Adapun untuk menghadapi tantangan tersebut pada tanggal 21 Mei 2024, OJK telah menerbitkan Roadmap Pengembangan dan Penguatan Industri BPR dan BPRS yang didalamnya terdiri dari 4 (empat) pilar utama yaitu penguatan Struktur dan Daya Saing, akselerasi Digitalisasi BPR dan BPRS, penguatan Peran BPR dan BPRS di Wilayahnya, penguatan Pengaturan, Perizinan dan Pengawasan

"Yang masing-masing pilarnya dijabarkan lebih lanjut dalam serangkaian inisiatif," ujarnya.
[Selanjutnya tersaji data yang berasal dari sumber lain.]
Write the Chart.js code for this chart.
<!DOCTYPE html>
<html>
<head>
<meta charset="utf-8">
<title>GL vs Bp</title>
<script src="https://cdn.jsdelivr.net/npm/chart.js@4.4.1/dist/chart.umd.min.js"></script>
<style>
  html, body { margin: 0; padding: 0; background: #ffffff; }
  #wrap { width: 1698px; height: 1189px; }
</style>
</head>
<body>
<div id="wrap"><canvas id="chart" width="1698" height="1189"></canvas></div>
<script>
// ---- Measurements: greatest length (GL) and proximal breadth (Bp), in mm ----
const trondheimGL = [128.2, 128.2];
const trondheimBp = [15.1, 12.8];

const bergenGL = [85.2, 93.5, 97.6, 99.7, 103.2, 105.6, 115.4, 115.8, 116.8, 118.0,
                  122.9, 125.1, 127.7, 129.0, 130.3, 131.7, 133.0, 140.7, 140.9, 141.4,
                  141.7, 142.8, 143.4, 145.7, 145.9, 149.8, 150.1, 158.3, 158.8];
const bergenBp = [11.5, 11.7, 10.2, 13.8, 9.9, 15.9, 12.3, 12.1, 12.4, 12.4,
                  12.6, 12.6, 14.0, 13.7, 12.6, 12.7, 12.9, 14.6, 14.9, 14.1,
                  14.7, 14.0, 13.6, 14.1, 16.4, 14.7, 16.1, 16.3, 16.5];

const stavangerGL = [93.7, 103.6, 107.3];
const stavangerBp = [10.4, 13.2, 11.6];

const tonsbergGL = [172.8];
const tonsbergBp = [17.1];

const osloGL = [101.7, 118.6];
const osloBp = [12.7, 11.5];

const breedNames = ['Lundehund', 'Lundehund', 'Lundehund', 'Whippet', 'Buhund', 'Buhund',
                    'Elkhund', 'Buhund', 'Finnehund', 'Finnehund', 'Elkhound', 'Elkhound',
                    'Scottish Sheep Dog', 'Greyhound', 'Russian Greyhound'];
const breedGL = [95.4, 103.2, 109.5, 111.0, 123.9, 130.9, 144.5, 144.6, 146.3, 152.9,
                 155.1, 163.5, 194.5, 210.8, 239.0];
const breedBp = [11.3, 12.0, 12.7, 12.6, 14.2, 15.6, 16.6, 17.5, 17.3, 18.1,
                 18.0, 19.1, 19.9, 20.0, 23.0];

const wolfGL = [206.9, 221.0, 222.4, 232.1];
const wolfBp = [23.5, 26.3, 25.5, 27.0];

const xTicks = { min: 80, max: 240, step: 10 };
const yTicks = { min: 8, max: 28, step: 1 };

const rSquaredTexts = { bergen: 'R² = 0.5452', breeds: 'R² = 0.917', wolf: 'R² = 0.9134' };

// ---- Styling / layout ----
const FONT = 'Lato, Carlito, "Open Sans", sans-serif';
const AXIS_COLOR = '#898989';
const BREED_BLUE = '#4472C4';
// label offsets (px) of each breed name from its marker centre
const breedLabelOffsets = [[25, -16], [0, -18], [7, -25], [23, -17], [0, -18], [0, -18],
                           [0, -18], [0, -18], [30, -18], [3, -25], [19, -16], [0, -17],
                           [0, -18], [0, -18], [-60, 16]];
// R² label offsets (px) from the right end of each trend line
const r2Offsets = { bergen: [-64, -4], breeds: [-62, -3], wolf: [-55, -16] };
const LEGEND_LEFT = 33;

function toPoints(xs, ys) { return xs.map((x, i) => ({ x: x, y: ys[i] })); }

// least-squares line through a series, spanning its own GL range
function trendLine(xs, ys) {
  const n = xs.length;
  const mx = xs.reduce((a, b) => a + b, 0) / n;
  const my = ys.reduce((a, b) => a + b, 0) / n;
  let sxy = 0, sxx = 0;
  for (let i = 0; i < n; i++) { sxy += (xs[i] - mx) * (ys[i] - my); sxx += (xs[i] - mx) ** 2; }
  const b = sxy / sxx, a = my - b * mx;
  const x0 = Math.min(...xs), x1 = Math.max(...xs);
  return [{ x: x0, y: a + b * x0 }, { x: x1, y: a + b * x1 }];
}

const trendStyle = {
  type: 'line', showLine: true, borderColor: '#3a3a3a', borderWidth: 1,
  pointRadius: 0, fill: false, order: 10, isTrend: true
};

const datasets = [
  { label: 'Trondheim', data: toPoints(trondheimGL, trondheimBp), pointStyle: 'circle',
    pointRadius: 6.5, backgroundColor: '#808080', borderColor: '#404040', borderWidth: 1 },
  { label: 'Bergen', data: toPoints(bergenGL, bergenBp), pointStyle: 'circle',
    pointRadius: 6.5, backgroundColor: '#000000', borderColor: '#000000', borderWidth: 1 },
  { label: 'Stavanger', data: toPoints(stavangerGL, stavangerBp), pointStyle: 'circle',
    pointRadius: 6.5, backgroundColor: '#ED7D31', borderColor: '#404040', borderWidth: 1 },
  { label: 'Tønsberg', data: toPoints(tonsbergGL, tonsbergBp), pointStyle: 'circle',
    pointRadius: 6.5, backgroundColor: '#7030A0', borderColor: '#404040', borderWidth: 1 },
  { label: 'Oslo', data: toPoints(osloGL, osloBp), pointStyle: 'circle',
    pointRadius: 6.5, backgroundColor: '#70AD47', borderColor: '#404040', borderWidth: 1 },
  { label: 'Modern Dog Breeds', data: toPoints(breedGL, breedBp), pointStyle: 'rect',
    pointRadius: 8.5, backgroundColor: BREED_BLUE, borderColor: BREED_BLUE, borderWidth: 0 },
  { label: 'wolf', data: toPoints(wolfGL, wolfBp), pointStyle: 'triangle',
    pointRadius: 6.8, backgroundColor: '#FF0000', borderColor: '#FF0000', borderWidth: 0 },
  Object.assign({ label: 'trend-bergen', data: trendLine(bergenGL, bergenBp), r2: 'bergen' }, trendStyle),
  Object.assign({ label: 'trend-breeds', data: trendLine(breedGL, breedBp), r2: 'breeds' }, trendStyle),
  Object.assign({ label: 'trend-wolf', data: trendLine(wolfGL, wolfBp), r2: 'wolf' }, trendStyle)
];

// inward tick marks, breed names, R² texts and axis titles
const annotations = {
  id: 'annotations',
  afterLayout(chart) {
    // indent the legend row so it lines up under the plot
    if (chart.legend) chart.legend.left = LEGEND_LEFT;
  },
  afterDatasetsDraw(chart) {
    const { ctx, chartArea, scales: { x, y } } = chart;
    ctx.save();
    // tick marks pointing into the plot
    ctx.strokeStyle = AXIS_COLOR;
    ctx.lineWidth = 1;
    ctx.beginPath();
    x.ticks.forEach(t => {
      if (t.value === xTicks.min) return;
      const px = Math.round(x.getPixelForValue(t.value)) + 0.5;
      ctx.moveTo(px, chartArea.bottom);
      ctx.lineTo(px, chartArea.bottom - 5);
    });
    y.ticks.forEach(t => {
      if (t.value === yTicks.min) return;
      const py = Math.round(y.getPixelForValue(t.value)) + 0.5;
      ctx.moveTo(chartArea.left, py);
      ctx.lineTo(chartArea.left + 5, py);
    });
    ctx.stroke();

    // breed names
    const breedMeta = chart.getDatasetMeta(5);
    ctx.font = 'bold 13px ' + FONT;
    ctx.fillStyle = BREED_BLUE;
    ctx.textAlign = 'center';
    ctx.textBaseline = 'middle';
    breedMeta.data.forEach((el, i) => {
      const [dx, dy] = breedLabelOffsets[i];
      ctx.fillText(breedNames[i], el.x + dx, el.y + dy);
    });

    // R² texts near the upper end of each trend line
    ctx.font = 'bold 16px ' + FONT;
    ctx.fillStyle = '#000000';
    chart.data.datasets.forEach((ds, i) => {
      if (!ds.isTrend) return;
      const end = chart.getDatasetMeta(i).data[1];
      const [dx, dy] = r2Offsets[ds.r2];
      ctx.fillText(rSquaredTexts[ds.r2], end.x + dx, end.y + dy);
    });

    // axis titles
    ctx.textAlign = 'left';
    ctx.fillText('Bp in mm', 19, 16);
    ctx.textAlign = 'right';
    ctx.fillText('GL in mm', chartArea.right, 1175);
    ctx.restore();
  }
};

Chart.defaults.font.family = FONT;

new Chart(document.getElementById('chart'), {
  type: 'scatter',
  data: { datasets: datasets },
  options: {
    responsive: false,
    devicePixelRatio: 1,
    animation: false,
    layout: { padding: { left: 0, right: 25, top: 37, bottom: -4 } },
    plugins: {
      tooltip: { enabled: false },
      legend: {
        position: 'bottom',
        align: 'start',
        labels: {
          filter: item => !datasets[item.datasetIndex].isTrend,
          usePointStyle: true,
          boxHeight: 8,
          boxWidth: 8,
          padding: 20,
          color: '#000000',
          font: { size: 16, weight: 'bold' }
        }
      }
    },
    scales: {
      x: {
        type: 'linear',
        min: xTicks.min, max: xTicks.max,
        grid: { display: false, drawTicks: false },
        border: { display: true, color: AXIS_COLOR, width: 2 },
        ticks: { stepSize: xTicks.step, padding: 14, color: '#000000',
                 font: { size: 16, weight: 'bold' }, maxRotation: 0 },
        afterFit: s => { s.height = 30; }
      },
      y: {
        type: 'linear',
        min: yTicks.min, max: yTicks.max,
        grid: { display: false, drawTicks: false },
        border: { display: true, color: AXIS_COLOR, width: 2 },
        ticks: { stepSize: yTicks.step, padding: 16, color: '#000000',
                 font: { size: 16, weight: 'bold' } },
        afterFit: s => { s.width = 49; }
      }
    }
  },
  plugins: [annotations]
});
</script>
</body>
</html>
Melalui penerapan seluruh inisiatif dalam RP2B 2024-2027, diharapkan dapat mewujudkan industri BPR dan BPRS yang berintegritas dan terpercaya, tangguh, berdaya saing, dan memberikan kontribusi nyata terutama pada daerah atau wilayahnya.
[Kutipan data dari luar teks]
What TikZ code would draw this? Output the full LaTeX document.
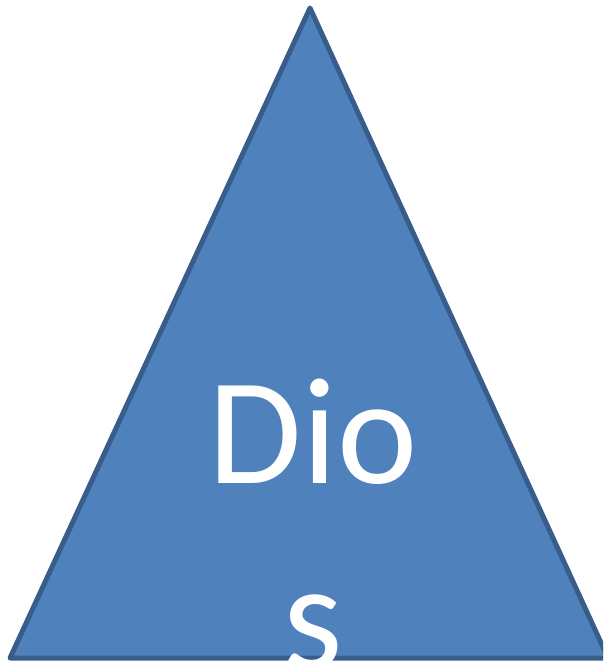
\documentclass[tikz,border=0pt]{standalone}
\usepackage{fontspec}
\setmainfont{Carlito}
\definecolor{trifill}{HTML}{4F81BD}
\definecolor{triedge}{HTML}{385D8A}
\begin{document}
\begin{tikzpicture}[x=1pt,y=-1pt,
  tri/.style={fill=trifill,draw=triedge,line width=5pt,line join=round},
  lbl/.style={text=white,font=\fontsize{152}{185}\selectfont,inner sep=0pt,anchor=base}]
\useasboundingbox (0,0) rectangle (603,663);
\clip (0,0) rectangle (603,663);
\draw[tri] (310,8) -- (608,658) -- (10,658) -- cycle;
\node[lbl] (dio) at (313,483) {Dio};
\node[lbl] (s) at (313,668) {s};
\end{tikzpicture}
\end{document}
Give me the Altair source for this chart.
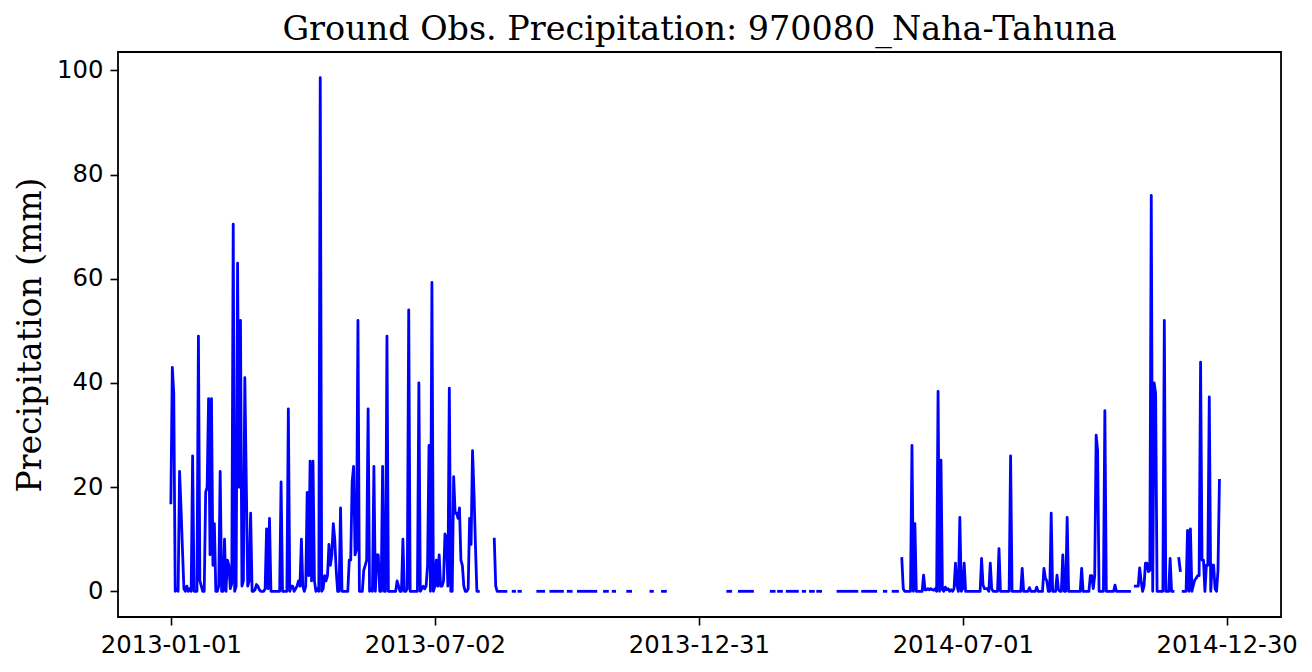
import altair as alt
import pandas as pd

# Daily precipitation (mm); one list per unbroken run
# of observations (the gaps are days with no data).
run_2013_wet_start = "2013-01-01"
run_2013_wet = [
    17, 43, 38, 0, 0.5, 0, 23, 16, 8, 0.5,
    0, 1, 0, 0.5, 0, 26, 0, 0, 0, 49,
    2, 1, 0, 0, 19, 20, 37, 7, 37, 5,
    13, 0, 0, 1, 23, 0, 0, 10, 0, 6,
    5, 0.5, 1.5, 70.5, 0, 1, 63, 20, 52, 1,
    2, 41, 21, 1, 2, 15, 0, 0, 0.3, 1.3,
    1, 0.3, 0, 0, 0, 0.5, 12, 0.5, 14, 0,
    0, 0, 0, 0, 0, 0, 21, 0, 0, 0,
    0, 35, 0, 1, 1, 0, 0.5, 1, 2, 1,
    10, 1, 0, 1, 19, 3, 25, 2, 25, 2,
    0, 0.5, 0, 98.6, 0, 0.5, 3, 2, 3, 9,
    5, 7, 13, 10, 4, 0, 0, 16, 0, 0,
    0, 0, 0, 6, 6, 21, 24, 7, 8, 52,
    0, 0, 0, 4, 5, 6, 35, 0, 0.5, 0,
    24, 0, 7, 7, 0, 0, 24, 0, 0, 49,
    0, 0, 0, 0, 0, 0, 2, 1, 0, 0,
    10, 0, 0, 0.5, 54, 0, 0, 0, 0, 0,
    0, 40, 0, 0.5, 1, 0.5, 1, 5, 28, 0,
    59.3, 0, 1, 6, 1, 7, 1, 1, 2, 11,
    10, 1, 39, 0, 0, 22, 15, 15, 14, 16,
    6, 5, 1, 0, 0, 0.5, 14, 9, 27, 19,
    9, 0, 0,
]
run_2013_aug_start = "2013-08-12"
run_2013_aug = [10, 1, 0, 0, 0, 0, 0, 0, 0]

dry_run_starts = [
    "2013-08-25", "2013-08-29", "2013-09-11", "2013-09-20", "2013-10-02",
    "2013-10-09", "2013-10-27", "2013-11-02", "2013-11-12", "2013-11-28",
    "2013-12-06", "2014-01-20", "2014-01-28", "2014-02-19", "2014-02-24",
    "2014-03-02", "2014-03-13", "2014-03-18", "2014-03-23", "2014-04-06",
    "2014-04-23", "2014-05-08", "2014-05-14",
]
dry_run_values = [
    [0, 0], [0, 0], [0, 0, 0, 0, 0], [0, 0, 0, 0, 0, 0, 0, 0, 0], [0, 0, 0],
    [0, 0, 0, 0, 0, 0, 0, 0, 0, 0, 0, 0, 0], [0, 0, 0], [0, 0], [0, 0, 0], [0, 0],
    [0, 0, 0], [0, 0, 0], [0, 0, 0, 0, 0, 0, 0, 0, 0, 0], [0, 0, 0], [0, 0, 0],
    [0, 0, 0, 0, 0, 0, 0, 0], [0, 0], [0, 0, 0], [0, 0, 0],
    [0, 0, 0, 0, 0, 0, 0, 0, 0, 0, 0, 0, 0, 0],
    [0, 0, 0, 0, 0, 0, 0, 0, 0, 0], [0, 0], [0, 0, 0, 0],
]

run_2014_wet_start = "2014-05-20"
run_2014_wet = [
    6.3, 0.5, 0, 0, 0, 0, 0, 28, 0, 13,
    0, 0, 0, 0, 0, 3.1, 0.3, 0.3, 0.5, 0.3,
    0.5, 0.3, 0.2, 0.5, 0, 38.4, 0, 25.2, 0.3, 0,
    0.8, 0.3, 0.5, 0, 0.3, 0, 0.5, 5.4, 1.2, 0,
    14.2, 0, 0.5, 5.4, 0, 0, 0, 0, 0, 0,
    0, 0, 0, 0, 0, 6.3, 1.2, 0.5, 0.5, 0.5,
    0, 5.4, 0.5, 0, 0, 0, 0, 8.2, 0, 0,
    0, 0, 0, 0, 0, 26, 0, 0, 0, 0,
    0, 0, 0, 4.4, 0, 0, 0, 0, 0.7, 0,
    0, 0, 0, 0.8, 0, 0, 0, 0, 4.4, 2.5,
    2, 0, 0, 15, 0, 0, 0, 3.1, 0.3, 0,
    0, 7, 0, 0, 14.2, 0, 0, 0, 0, 0,
    0, 0, 0, 0, 4.4, 0, 0, 0, 0, 0,
    3, 3, 0.5, 3, 30, 27, 0, 0, 0, 0,
    34.7, 0, 0, 0, 0, 0, 0, 1.2, 0, 0,
    0, 0, 0, 0, 0, 0, 0, 0,
]
run_2014_oct_start = "2014-10-28"
run_2014_oct = [
    1, 1, 1, 4.5, 2, 0, 1, 5.4, 5.4, 3.8,
    4, 76, 0, 40, 38, 0, 0, 0, 0, 0,
    52, 0, 0, 0, 6.3, 0, 0,
]
run_2014_nov_start = "2014-11-27"
run_2014_nov = [6.3, 4]
run_2014_dec_start = "2014-11-30"
run_2014_dec = [
    0, 0, 0, 11.7, 0, 12, 0, 1.2, 2.2, 2.5,
    3, 3, 44, 6, 6, 0, 5, 5, 37.3, 0,
    5, 5, 0.5, 0, 4, 21.3,
]

x_tick_dates = [(2013, 1, 1), (2013, 7, 2), (2013, 12, 31), (2014, 7, 1), (2014, 12, 30)]
y_ticks = [0, 20, 40, 60, 80, 100]

runs = [(run_2013_wet_start, run_2013_wet), (run_2013_aug_start, run_2013_aug)]
runs += list(zip(dry_run_starts, dry_run_values))
runs += [
    (run_2014_wet_start, run_2014_wet),
    (run_2014_oct_start, run_2014_oct),
    (run_2014_nov_start, run_2014_nov),
    (run_2014_dec_start, run_2014_dec),
]

frames = []
for i, (start, vals) in enumerate(runs):
    dates = pd.date_range(start, periods=len(vals), freq="D")
    frames.append(pd.DataFrame({"date": dates, "precip": vals, "run": i}))
df = pd.concat(frames, ignore_index=True)

ymax = max(df["precip"])
y_domain = [-0.05 * ymax, 1.05 * ymax]

x_domain = [
    alt.DateTime(year=2012, month=11, date=25, hours=13, minutes=12),
    alt.DateTime(year=2015, month=2, date=5, hours=10, minutes=48),
]

chart = (
    alt.Chart(df)
    .mark_line(color="#0000ff", strokeWidth=2.8, strokeCap="square", strokeJoin="round")
    .encode(
        x=alt.X(
            "date:T",
            scale=alt.Scale(domain=x_domain, nice=False),
            axis=alt.Axis(
                values=[alt.DateTime(year=y, month=m, date=d) for (y, m, d) in x_tick_dates],
                format="%Y-%m-%d",
                title=None,
                grid=False,
                domain=False,
                tickSize=8,
                tickWidth=1.6,
                tickColor="black",
                labelPadding=8,
                labelFont="DejaVu Sans",
                labelFontSize=24.3,
                labelColor="black",
                labelFlush=False,
                labelOverlap=False,
            ),
        ),
        y=alt.Y(
            "precip:Q",
            scale=alt.Scale(domain=y_domain, nice=False, zero=False),
            axis=alt.Axis(
                values=y_ticks,
                title="Precipitation (mm)",
                titleFont="DejaVu Serif",
                titleFontSize=33,
                titleFontWeight="normal",
                titleColor="black",
                titleAngle=270,
                titleBaseline="alphabetic",
                titleAlign="center",
                titleX=-78,
                titleY=282.5,
                grid=False,
                domain=False,
                tickSize=8,
                tickWidth=1.6,
                tickColor="black",
                labelPadding=7,
                labelFont="DejaVu Sans",
                labelFontSize=24.3,
                labelColor="black",
                labelFlush=False,
                labelOverlap=False,
            ),
        ),
        detail="run:N",
    )
    .properties(
        width=1163,
        height=565,
        title=alt.TitleParams(
            "Ground Obs. Precipitation: 970080_Naha-Tahuna",
            font="DejaVu Serif",
            fontSize=33.4,
            fontWeight="normal",
            color="black",
            anchor="middle",
            baseline="alphabetic",
            offset=13,
            dy=34,
        ),
        autosize=alt.AutoSizeParams(type="none"),
        padding={"left": 110, "top": 44, "right": 23, "bottom": 47},
        background="white",
    )
    .configure_view(stroke="black", strokeWidth=1.8)
)

chart.save("out.html", embed_options={"renderer": "svg", "actions": False})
"Untuk itu diperlukan komitmen, sinergi, dan kolaborasi antara BPR dan BPRS dengan seluruh pemangku kepentingan," pungkasnya.


14 BPR Bangkrut di 2024, Bos LPS Beberkan Biangkeroknya

Lembaga Penjamin Simpanan (LPS) siap membayar klaim penjaminan simpanan nasabah PT BPR Usaha Madani Karya Mulia, Surakarta. (Dok LPS)
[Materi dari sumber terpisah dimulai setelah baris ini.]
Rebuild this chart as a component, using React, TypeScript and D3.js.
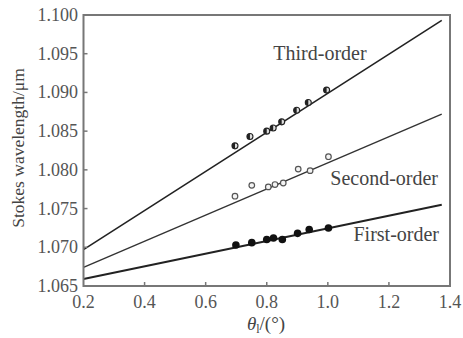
import React from "react";
import * as d3 from "d3";

const xTicks = [0.2, 0.4, 0.6, 0.8, 1.0, 1.2, 1.4];
const yTicks = [1.065, 1.07, 1.075, 1.08, 1.085, 1.09, 1.095, 1.1];

const fitX = [0.2, 1.373];
const thirdFit = [1.0697, 1.0993];
const secondFit = [1.0674, 1.0872];
const firstFit = [1.0659, 1.0755];

const thirdX = [0.696, 0.745, 0.8, 0.821, 0.849, 0.898, 0.936, 0.996];
const thirdY = [1.0831, 1.0843, 1.085, 1.0854, 1.0862, 1.0877, 1.0887, 1.0903];
const secondX = [0.696, 0.751, 0.805, 0.827, 0.854, 0.903, 0.942, 1.002];
const secondY = [1.0766, 1.078, 1.0778, 1.0781, 1.0783, 1.0801, 1.0799, 1.0817];
const firstX = [0.699, 0.751, 0.8, 0.822, 0.851, 0.901, 0.939, 1.002];
const firstY = [1.0703, 1.0706, 1.071, 1.0712, 1.071, 1.0718, 1.0723, 1.0725];

const W = 463, H = 338;
const L = 83.5, R = 450, T = 15, B = 286;

export default function App() {
  const x = d3.scaleLinear().domain([0.2, 1.4]).range([L, R]);
  const y = d3.scaleLinear().domain([1.065, 1.1]).range([B, T]);
  const line = d3.line<[number, number]>().x(d => x(d[0])).y(d => y(d[1]));
  const mk = (ys: number[]) => line(fitX.map((v, i) => [v, ys[i]] as [number, number])) || "";
  const font = "'Liberation Serif', 'Times New Roman', serif";
  return (
    <svg width={W} height={H} style={{ position: "absolute", left: 0, top: 0, background: "#fff" }}>
      <rect x={0} y={0} width={W} height={H} fill="#fff" />
      <path d={mk(thirdFit)} stroke="#222" strokeWidth={1.6} fill="none" />
      <path d={mk(secondFit)} stroke="#333" strokeWidth={1.4} fill="none" />
      <path d={mk(firstFit)} stroke="#222" strokeWidth={2} fill="none" />
      {thirdX.map((v, i) => (
        <g key={"t" + i}>
          <circle cx={x(v)} cy={y(thirdY[i])} r={3} fill="#ddd" stroke="#222" strokeWidth={1.1} />
          <path d={`M${x(v)},${y(thirdY[i]) - 3} A3,3 0 0 0 ${x(v)},${y(thirdY[i]) + 3} Z`} fill="#222" />
        </g>
      ))}
      {secondX.map((v, i) => (
        <circle key={"s" + i} cx={x(v)} cy={y(secondY[i])} r={2.8} fill="#f4f4f4" stroke="#555" strokeWidth={1.2} />
      ))}
      {firstX.map((v, i) => (
        <circle key={"f" + i} cx={x(v)} cy={y(firstY[i])} r={3.8} fill="#111" />
      ))}
      <rect x={L} y={T} width={R - L} height={B - T} fill="none" stroke="#777" strokeWidth={2} />
      {xTicks.slice(1, -1).map(t => (
        <line key={"xt" + t} x1={x(t)} x2={x(t)} y1={B} y2={B - 4} stroke="#777" strokeWidth={1.5} />
      ))}
      {yTicks.slice(1, -1).map(t => (
        <line key={"yt" + t} x1={L} x2={L + 4} y1={y(t)} y2={y(t)} stroke="#777" strokeWidth={1.5} />
      ))}
      {xTicks.map(t => (
        <text key={"xl" + t} x={x(t)} y={308} textAnchor="middle" fontFamily={font} fontSize={18} fill="#555">
          {t.toFixed(1)}
        </text>
      ))}
      {yTicks.map(t => (
        <text key={"yl" + t} x={78} y={y(t) + 6} textAnchor="end" fontFamily={font} fontSize={18} fill="#555">
          {t.toFixed(3)}
        </text>
      ))}
      <text x={18} y={148} transform="rotate(-90 18 148)" dy={6} textAnchor="middle" fontFamily={font} fontSize={17.5} fill="#444">
        Stokes wavelength/μm
      </text>
      <text x={266} y={330} textAnchor="middle" fontFamily={font} fontSize={19} fill="#444">
        <tspan fontStyle="italic">θ</tspan>
        <tspan fontSize={12} dy={3}>l</tspan>
        <tspan dy={-3}>/(°)</tspan>
      </text>
      <text x={320} y={60} textAnchor="middle" fontFamily={font} fontSize={20} fill="#444">Third-order</text>
      <text x={438} y={185} textAnchor="end" fontFamily={font} fontSize={20} fill="#444">Second-order</text>
      <text x={439} y={241} textAnchor="end" fontFamily={font} fontSize={20} fill="#444">First-order</text>
    </svg>
  );
}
Ketua Dewan Komisioner Lembaga Penjamin Simpanan (LPS) Purbaya Yudhi Sadewa, mengatakan mayoritas bank perkreditan rakyat (BPR) yang tutup disebabkan karena adanya indikasi penipuan atau fraud.

“Jadi sebagian penyebab utama dari bank BPR jatuh adalah fraud. Bukan karena dampak ekonomi," kata Purbaya, di Jakarta, Rabu (1/8/2024).

Tercatat, hingga Juli 2024 sudah ada 14 BPR yang tutup. Bangkrutnya BPR tersebut lebih banyak dibandingkan jumlah tahun 2023. Sejalan dengan hal itu, jumlah BPR yang izinnya dicabut juga meningkat, yaitu 6 hingga 7 BPR tutup per tahun.

Melihat perkembangan itu, LPS akan memperkuat pengawasan manajemen BPR di Indonesia. Salah satu upayanya dengan mengembangkan sistem informasi dan teknologi yang akan mendukung operasional BPR.

Lantaran, sejauh ini beberapa BPR belum memiliki sistem informasi dan teknologi yang baik guna mendukung operasionalnya.

“Makanya ke depan kita sedang membuat program yang berhubungan dengan IT, supaya kita bisa melatih manajemen dari BPR-BPR gitu tadi,” ujarnya.


Anggaran Pemulihan Rp 1,2 Triliun

LPS mengambil alih BPR KRI Indramayu setelah OJK mencabut izin usaha. (Istimewa)

Adapun penganggaran oleh LPS untuk pemulihan BPR tahun ini sebesar Rp 1,2 triliun. LPS menyatakan bahwa dalam proses rekonsiliasi dan verifikasi penanganan bank bangkrut juga tidak memerlukan jangka waktu yang lama.

Misal, ketika ada suatu BPR yang izin usaha dicabut OJK, LPS rata-rata dapat membantu dengan pembayaran hingga 80% hanya dalam kurun waktu 5 hari. 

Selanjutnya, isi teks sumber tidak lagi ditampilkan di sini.